9. CHANGES IN CAPITAL STRUCTURE.

Subject to any required action by the stockholders of the Corporation and the
provisions of the General Corporation Law of the State of Delaware, the number
of shares of Incentive Stock represented by the unexercised portion of an
Option or SAR and the number of shares of Incentive Stock which has been
authorized or reserved for issuance hereunder (whether such shares are
unissued, reacquired or subject to an Option or SAR that expired, was
cancelled, surrendered or terminated unexercised as to such shares), as well
as the Exercise Price under the unexercised portion of an Option or SAR, shall
be proportionately adjusted for (a) a division, combination or
reclassification of any of the shares of Common Stock of the Corporation or
(b) a dividend payable in shares of Common Stock of the Corporation.

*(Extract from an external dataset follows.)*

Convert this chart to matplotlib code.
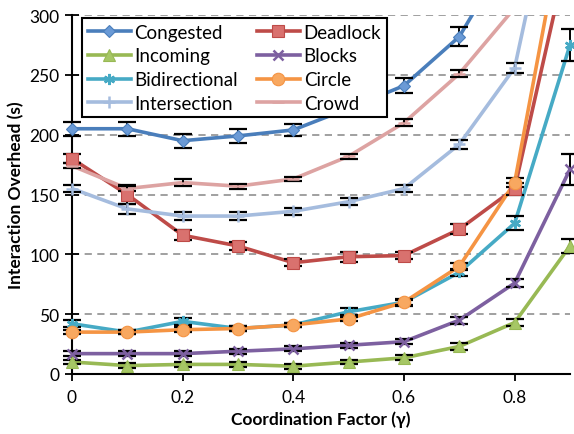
import numpy as np
import matplotlib
matplotlib.use('Agg')
import matplotlib.pyplot as plt

plt.rcParams['font.family'] = ['Lato', 'DejaVu Sans']

# coordination factor
gamma = [0, 0.1, 0.2, 0.3, 0.4, 0.5, 0.6, 0.7, 0.8, 0.9]

# overhead (s) per scenario, values above 300 run off the chart
congested = [205, 205, 195, 199, 204, 222, 241, 282, 360, 450]
congested_err = [6, 6, 6, 6, 5, 5, 6, 8, 8, 8]
deadlock = [180, 150, 116, 107, 93, 98, 99, 121, 155, 360]
deadlock_err = [4, 8, 4, 3, 3, 4, 3, 4, 5, 8]
incoming = [10, 7, 8, 8, 6.5, 10, 13.5, 23, 43, 107]
incoming_err = [2, 2, 2, 2, 2, 2, 2, 3, 3, 6]
blocks = [17, 17, 17, 19, 21, 24, 27, 45, 76, 171]
blocks_err = [2, 2, 2, 2, 2, 2, 2, 3, 3, 13]
bidirectional = [42, 35, 44, 38, 41, 52, 60, 85, 126, 275]
bidirectional_err = [3, 2, 3, 2, 2, 3, 3, 3, 6, 13]
circle = [35, 35, 37, 38, 41, 46, 60, 90, 160, 408]
circle_err = [2, 2, 2, 2, 2, 2, 2, 3, 4, 6]
intersection = [155, 138, 132, 132, 136, 144, 155, 192, 256, 470]
intersection_err = [3, 4, 3, 3, 3, 3, 3, 4, 4, 6]
crowd = [174, 155, 160, 157, 163, 182, 210, 251, 306, 420]
crowd_err = [2, 2, 3, 2, 2, 2, 3, 3, 4, 5]

names = ['Congested', 'Deadlock', 'Incoming', 'Blocks',
         'Bidirectional', 'Circle', 'Intersection', 'Crowd']
series = [congested, deadlock, incoming, blocks, bidirectional, circle, intersection, crowd]
errs = [congested_err, deadlock_err, incoming_err, blocks_err,
        bidirectional_err, circle_err, intersection_err, crowd_err]
colors = ['#4A7EBB', '#BE4B48', '#98B954', '#7D60A0',
          '#46AAC5', '#F59443', '#A5BCDE', '#DDA3A2']
faces = ['#6A9AD6', '#D9716E', '#A6C765', '#9A82BC',
         '#6CC2DA', '#F8A860', '#B6CCE8', '#E8B8B7']
markers = ['D', 's', '^', 'x', (6, 2, 0), 'o', '+', '_']
msizes = [6, 9, 8, 7, 8, 9, 8, 8]

fig = plt.figure(figsize=(5.74, 4.35), dpi=100)
ax = fig.add_axes([0.1254, 0.138, 0.8676, 0.825])

x = np.array(gamma)
handles = []
for name, y, e, c, fc, m, ms in zip(names, series, errs, colors, faces, markers, msizes):
    y = np.array(y, dtype=float)
    e = np.array(e, dtype=float)
    inside = y <= 300
    ax.errorbar(x[inside], y[inside], yerr=e[inside], fmt='none', ecolor='black',
                elinewidth=1.4, capsize=6.5, capthick=1.6, zorder=3, clip_on=False)
    ax.plot(x, y, '-', color=c, lw=2.6, zorder=2, solid_capstyle='round')
    mw = 1.8 if m in ('x', '+', '_', (6, 2, 0)) else 0.8
    ax.plot(x[inside], y[inside], ls='none', marker=m, ms=ms, mfc=fc, mec=c,
            mew=mw, zorder=4, clip_on=False)
    h, = ax.plot([], [], '-', color=c, lw=2.6, marker=m, ms=ms, mfc=fc, mec=c, mew=mw)
    handles.append(h)

ax.set_xlim(0, 0.9)
ax.set_ylim(0, 300)
ax.set_xticks([0, 0.2, 0.4, 0.6, 0.8])
ax.set_xticklabels(['0', '0.2', '0.4', '0.6', '0.8'])
ax.set_yticks(range(0, 301, 50))

for v in range(50, 301, 50):
    ax.axhline(v, color='#999999', ls=(0, (4, 3)), lw=1.3, zorder=1)

for s in ['top', 'right']:
    ax.spines[s].set_visible(False)
ax.spines['left'].set_linewidth(1.5)
ax.spines['bottom'].set_linewidth(1.5)
ax.tick_params(axis='y', direction='inout', length=10, width=1.3, labelsize=12.5, pad=4)
ax.tick_params(axis='x', direction='out', length=5, width=1.3, labelsize=12.5, pad=6)

ax.set_xlabel('Coordination Factor (γ)', fontsize=12.5, fontweight='bold', labelpad=4)
ax.set_ylabel('Interaction Overhead (s)', fontsize=12.5, fontweight='bold', labelpad=4)

order = [0, 2, 4, 6, 1, 3, 5, 7]
leg = ax.legend([handles[i] for i in order], [names[i] for i in order], ncol=2,
                loc='upper left', bbox_to_anchor=(0.02, 0.992), borderaxespad=0,
                fontsize=13.5, frameon=True, fancybox=False, edgecolor='black',
                framealpha=1, handlelength=2.3, handletextpad=0.2,
                columnspacing=1.0, labelspacing=0.36, borderpad=0.3)
leg.get_frame().set_linewidth(1.5)
leg.set_zorder(5)

fig.savefig('out.png', dpi=100)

10. AMENDMENT OR TERMINATION OF PLAN.

Except as otherwise provided herein, this Plan may be amended or terminated in
whole or in part by the Board of Directors (in its sole discretion), but no
such action shall adversely affect or alter any right or obligation with
respect to any Option, SAR or Stock Option Agreement then in effect, except to
the extent that any such action shall be required or desirable (in the opinion
of the Corporation or its counsel) so that any Option intended to qualify as
an ISO complies with the Code or any rule or regulation promulgated or
proposed thereunder.

11. BURDEN AND BENEFIT.

The terms and provisions of this Plan shall be binding upon, and shall inure
to the benefit of, each Participant and such Participant's executors and
administrators, estate, heirs and personal and legal representatives.

12. HEADINGS.

The headings and other captions contained in this Plan are for convenience and
reference only and shall not be used in interpreting, construing or enforcing
any of the provisions of this Plan.

13. INTERPRETATION.

Notwithstanding any provision of this Plan or any provision of any Stock
Option Agreement evidencing an Option that is intended, in whole or in part,
to qualify as an ISO, this Plan and each such Stock Option Agreement are
intended to comply with all requirements for qualification under the Code and
with any rule or regulation promulgated or proposed thereunder, and shall be
interpreted and construed in a manner which is consistent with this Plan and
each such Stock Option Agreement being so qualified. This Plan shall be
governed by, and







construed in accordance with, the substantive laws of the State of Delaware
(other than rules of conflicts-of-law or choice-of-law).